# What this task involves:
Extract the run of lines that starts at the top of the records below and ends at the line with "21, weight: 'bold'", keeping both ends and excluding pictures.

─── Excerpted data

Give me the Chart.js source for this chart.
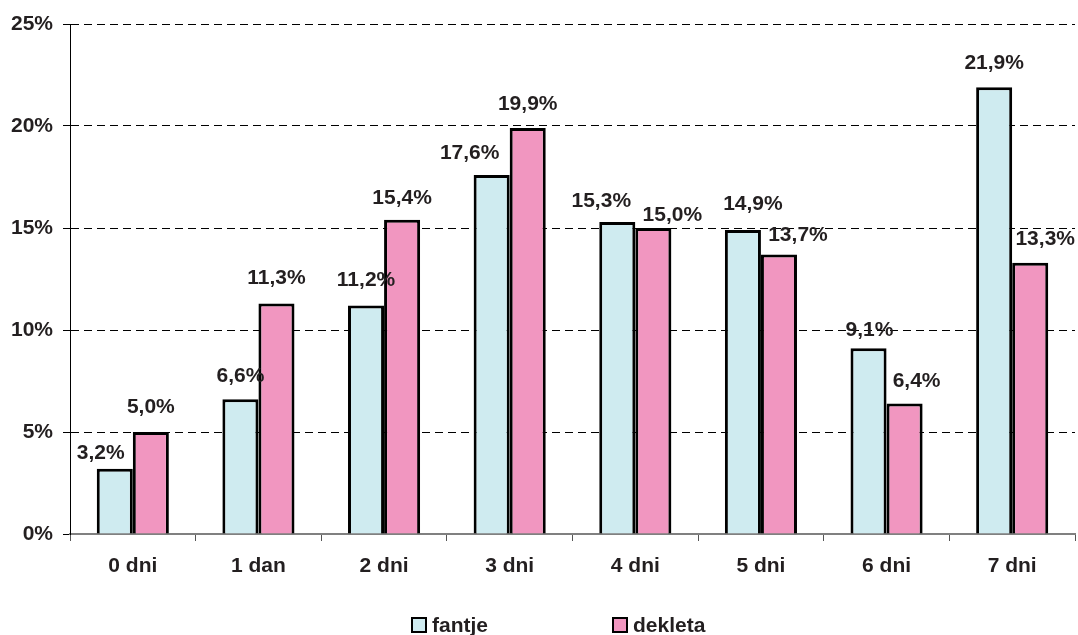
<!DOCTYPE html>
<html>
<head>
<meta charset="utf-8">
<script src="https://cdn.jsdelivr.net/npm/chart.js@4"></script>
<style>
  html, body { margin: 0; padding: 0; background: #fff; }
  #wrap { width: 1078px; height: 635px; }
</style>
</head>
<body>
<div id="wrap"><canvas id="dni"></canvas></div>
<script>
// število dni telesne dejavnosti, delež po spolu
var categories = ['0 dni', '1 dan', '2 dni', '3 dni', '4 dni', '5 dni', '6 dni', '7 dni'];
var fantje  = [3.2, 6.6, 11.2, 17.6, 15.3, 14.9, 9.1, 21.9];
var dekleta = [5.0, 11.3, 15.4, 19.9, 15.0, 13.7, 6.4, 13.3];
var yTicks  = [0, 5, 10, 15, 20, 25];

var INK = '#231f20';
var FONT = { family: 'Arial, "Liberation Sans", sans-serif', size: 21, weight: 'bold' };

// premiki napisov nad stolpci (da se ne prekrivajo)
var labelShift = [
  { dx: [-14, 0, 0, -22, -16, 10, 1, 0], dy: [-16, -23, -25, -22, -21, -26, -18, -24] },
  { dx: [0, 0, 0, 0, 19, 19, 12, 15],     dy: [-25, -25, -22, -24, -13, -19, -22, -23] }
];

function pct(v) {
  return v.toFixed(1).replace('.', ',') + '%';
}

var valueLabels = {
  id: 'valueLabels',
  afterDatasetsDraw: function (chart) {
    var ctx = chart.ctx;
    ctx.save();
    ctx.font = FONT.weight + ' ' + FONT.size + 'px ' + FONT.family;
    ctx.fillStyle = INK;
    ctx.textAlign = 'center';
    ctx.textBaseline = 'middle';
    chart.data.datasets.forEach(function (ds, di) {
      chart.getDatasetMeta(di).data.forEach(function (bar, i) {
        var s = labelShift[di];
        ctx.fillText(pct(ds.data[i]), bar.x + s.dx[i], bar.y + s.dy[i]);
      });
    });
    ctx.restore();
  }
};

// legenda spodaj: kvadratek + ime
var legendRow = {
  id: 'legendRow',
  afterDraw: function (chart) {
    var ctx = chart.ctx;
    var starts = [412, 613];
    var y = 625;
    ctx.save();
    ctx.font = FONT.weight + ' ' + FONT.size + 'px ' + FONT.family;
    ctx.textBaseline = 'middle';
    ctx.textAlign = 'left';
    chart.data.datasets.forEach(function (ds, di) {
      var x = starts[di];
      ctx.fillStyle = ds.backgroundColor;
      ctx.fillRect(x, y - 7, 14, 14);
      ctx.lineWidth = 2;
      ctx.strokeStyle = '#000';
      ctx.strokeRect(x, y - 7, 14, 14);
      ctx.fillStyle = INK;
      ctx.fillText(ds.label, x + 20, y + 1);
    });
    ctx.restore();
  }
};

new Chart(document.getElementById('dni'), {
  type: 'bar',
  data: {
    labels: categories,
    datasets: [
      { label: 'fantje',  data: fantje,  backgroundColor: '#cfebf0', borderColor: '#000', borderWidth: 3 },
      { label: 'dekleta', data: dekleta, backgroundColor: '#f196c0', borderColor: '#000', borderWidth: 3 }
    ]
  },
  options: {
    responsive: true,
    maintainAspectRatio: false,
    animation: false,
    datasets: { bar: { categoryPercentage: 0.574, barPercentage: 1.0 } },
    layout: { padding: { top: 24, right: 3, left: 0, bottom: 41 } },
    plugins: {
      legend: { display: false },
      tooltip: { enabled: false }
    },
    scales: {
      x: {
        afterFit: function (scale) { scale.height = 60; },
        grid: { offset: true, drawOnChartArea: false, drawTicks: true, tickLength: 7, color: '#555' },
        border: { color: '#808080', width: 2 },
        ticks: { color: INK, font: FONT, padding: 13 }
      },
      y: {
        min: 0,
        max: 25,
        afterFit: function (scale) { scale.width = 70; },
        afterBuildTicks: function (scale) {
          scale.ticks = yTicks.map(function (v) { return { value: v }; });
        },
        grid: { color: '#000', lineWidth: 1, tickLength: 7, tickColor: '#000', tickBorderDash: [] },
        border: { color: '#000', width: 1, dash: [8, 5] },
        ticks: {
          color: INK,
          font: FONT,
          padding: 10,
          callback: function (v) { return v + '%'; }
        }
      }
    }
  },
  plugins: [valueLabels, legendRow]
});
</script>
</body>
</html>
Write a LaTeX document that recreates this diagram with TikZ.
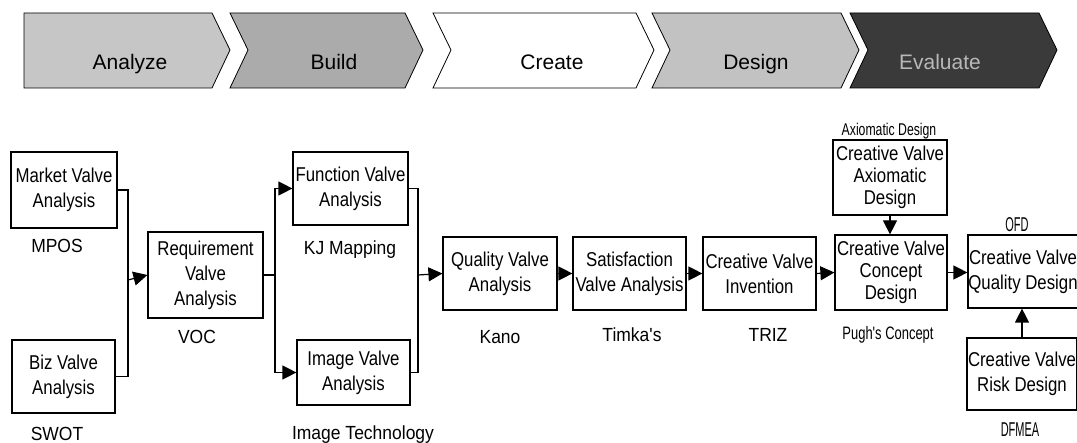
\documentclass[tikz,border=0pt]{standalone}
\usepackage{fontspec}
\setmainfont{Liberation Sans}
\newfontfamily\nbox[FakeStretch=0.84]{Liberation Sans}
\newfontfamily\nlab[FakeStretch=0.92]{Liberation Sans}
\newfontfamily\nfa[FakeStretch=0.72]{Liberation Sans}
\newfontfamily\nfc[FakeStretch=0.55]{Liberation Sans}
\usetikzlibrary{arrows.meta}
\definecolor{gA}{HTML}{C6C6C6}
\definecolor{gB}{HTML}{ABABAB}
\definecolor{gD}{HTML}{C2C2C2}
\definecolor{gE}{HTML}{3A3A3A}
\definecolor{tE}{HTML}{B8B8B8}
\begin{document}
\begin{tikzpicture}[x=1pt,y=-1pt,
  box/.style={draw,line width=1.2pt,align=center,inner sep=0pt,font=\nbox\fontsize{20}{25}\selectfont},
  box3/.style={box,font=\nbox\fontsize{20}{22}\selectfont},
  lbl/.style={inner sep=0pt,text height=13pt,text depth=0pt,font=\nlab\fontsize{19}{21}\selectfont},
  nlbl/.style={inner sep=0pt,text height=14pt,text depth=0pt,font=\nfc\fontsize{20}{22}\selectfont},
  wire/.style={line width=1.2pt},
  arr/.style={wire,-{Triangle[length=14pt,width=14pt]}},
  ctext/.style={inner sep=0pt,anchor=base,font=\fontsize{21}{24}\selectfont}]
\useasboundingbox (0,0) rectangle (1077,443);
% chevrons
\fill[gA,draw=black,line width=0.8pt] (24,13) -- (212,13) -- (230,50) -- (212,88) -- (24,88) -- cycle;
\fill[gB,draw=black,line width=0.8pt] (230,13) -- (405,13) -- (423,50) -- (405,88) -- (230,88) -- (248,50) -- cycle;
\fill[white,draw=black,line width=0.8pt] (433,13) -- (636,13) -- (654,50) -- (636,88) -- (433,88) -- (451,50) -- cycle;
\fill[gD,draw=black,line width=0.8pt] (652,13) -- (841,13) -- (859,50) -- (841,88) -- (652,88) -- (670,50) -- cycle;
\fill[gE,draw=black,line width=0.8pt] (850,13) -- (1039,13) -- (1057,50) -- (1039,88) -- (850,88) -- (868,50) -- cycle;
\node[ctext] (tA) at (130,70) {Analyze};
\node[ctext] (tB) at (334,70) {Build};
\node[ctext] (tC) at (552,70) {Create};
\node[ctext] (tD) at (756,70) {Design};
\node[ctext,text=tE] (tEv) at (940,70) {Evaluate};
% boxes
\node[box,minimum width=106pt,minimum height=76pt] (market) at (64,190) {Market Valve\\Analysis};
\node[box,minimum width=103pt,minimum height=73pt] (biz) at (63.5,376.5) {Biz Valve\\Analysis};
\node[box,minimum width=115pt,minimum height=86pt] (req) at (205.5,275) {Requirement\\Valve\\Analysis};
\node[box,minimum width=115pt,minimum height=73pt] (func) at (350.5,188.5) {Function Valve\\Analysis};
\node[box,minimum width=113pt,minimum height=65pt] (img) at (353.5,372.5) {Image Valve\\Analysis};
\node[box,minimum width=114pt,minimum height=73pt] (qual) at (500,273.5) {Quality Valve\\Analysis};
\node[box,minimum width=113pt,minimum height=73pt] (sat) at (629.5,273.5) {Satisfaction\\Valve Analysis};
\node[box,minimum width=113pt,minimum height=73pt] (inv) at (759.5,273.5) {Creative Valve\\Invention};
\node[box3,minimum width=112pt,minimum height=75pt] (conc) at (891,272.5) {Creative Valve\\Concept\\Design};
\node[box3,minimum width=114pt,minimum height=75pt] (axio) at (890,177.5) {Creative Valve\\Axiomatic\\Design};
\node[box,minimum width=110pt,minimum height=73pt] (qdes) at (1023,271.5) {Creative Valve\\Quality Design};
\node[box,minimum width=110pt,minimum height=72pt] (risk) at (1022,374) {Creative Valve\\Risk Design};
% labels
\node[lbl] (lmpos) at (57,246) {MPOS};
\node[lbl] (lswot) at (57,434) {SWOT};
\node[lbl] (lvoc) at (197,337) {VOC};
\node[lbl] (lkj) at (350,248) {KJ Mapping};
\node[lbl] (limg) at (363,433) {Image Technology};
\node[lbl] (lkano) at (500,337) {Kano};
\node[lbl] (ltim) at (632,335) {Timka's};
\node[lbl] (ltriz) at (768,335) {TRIZ};
\node[inner sep=0pt,text height=11pt,text depth=0pt,font=\nfa\fontsize{17}{19}\selectfont] (laxd) at (889,130) {Axiomatic Design};
\node[inner sep=0pt,text height=12pt,text depth=0pt,font=\nfa\fontsize{18}{20}\selectfont] (lpugh) at (888,334) {Pugh's Concept};
\node[nlbl] (lofd) at (1017,225) {OFD};
\node[nlbl] (ldfm) at (1020,430) {DFMEA};
% connectors
\coordinate (j1) at (128,280);
\draw[wire] (market.east) -| (j1) |- (biz.east);
\draw[arr] (j1) -- (req.west);
\coordinate (j2) at (275,275);
\draw[wire] (req.east) -- (j2);
\draw[arr] (j2) |- (func.west);
\draw[arr] (j2) |- (img.west);
\coordinate (j3) at (418,275);
\draw[wire] (func.east) -| (j3) |- (img.east);
\draw[arr] (j3) -- (qual.west);
\draw[arr] (qual.east) -- (sat.west);
\draw[arr] (sat.east) -- (inv.west);
\draw[arr] (inv.east) -- (conc.west);
\draw[arr] (conc.east) -- (conc.east -| qdes.west);
\draw[arr] (axio.south) -- (axio.south |- conc.north);
\draw[arr] (risk.north) -- (risk.north |- qdes.south);
\end{tikzpicture}
\end{document}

──────

# Written answer:
Give me the Chart.js source for this chart.
<!DOCTYPE html>
<html>
<head>
<meta charset="utf-8">
<script src="https://cdn.jsdelivr.net/npm/chart.js@4"></script>
<style>
  html, body { margin: 0; padding: 0; background: #fff; }
  #wrap { width: 1078px; height: 635px; }
</style>
</head>
<body>
<div id="wrap"><canvas id="dni"></canvas></div>
<script>
// število dni telesne dejavnosti, delež po spolu
var categories = ['0 dni', '1 dan', '2 dni', '3 dni', '4 dni', '5 dni', '6 dni', '7 dni'];
var fantje  = [3.2, 6.6, 11.2, 17.6, 15.3, 14.9, 9.1, 21.9];
var dekleta = [5.0, 11.3, 15.4, 19.9, 15.0, 13.7, 6.4, 13.3];
var yTicks  = [0, 5, 10, 15, 20, 25];

var INK = '#231f20';
var FONT = { family: 'Arial, "Liberation Sans", sans-serif', size: 21, weight: 'bold' };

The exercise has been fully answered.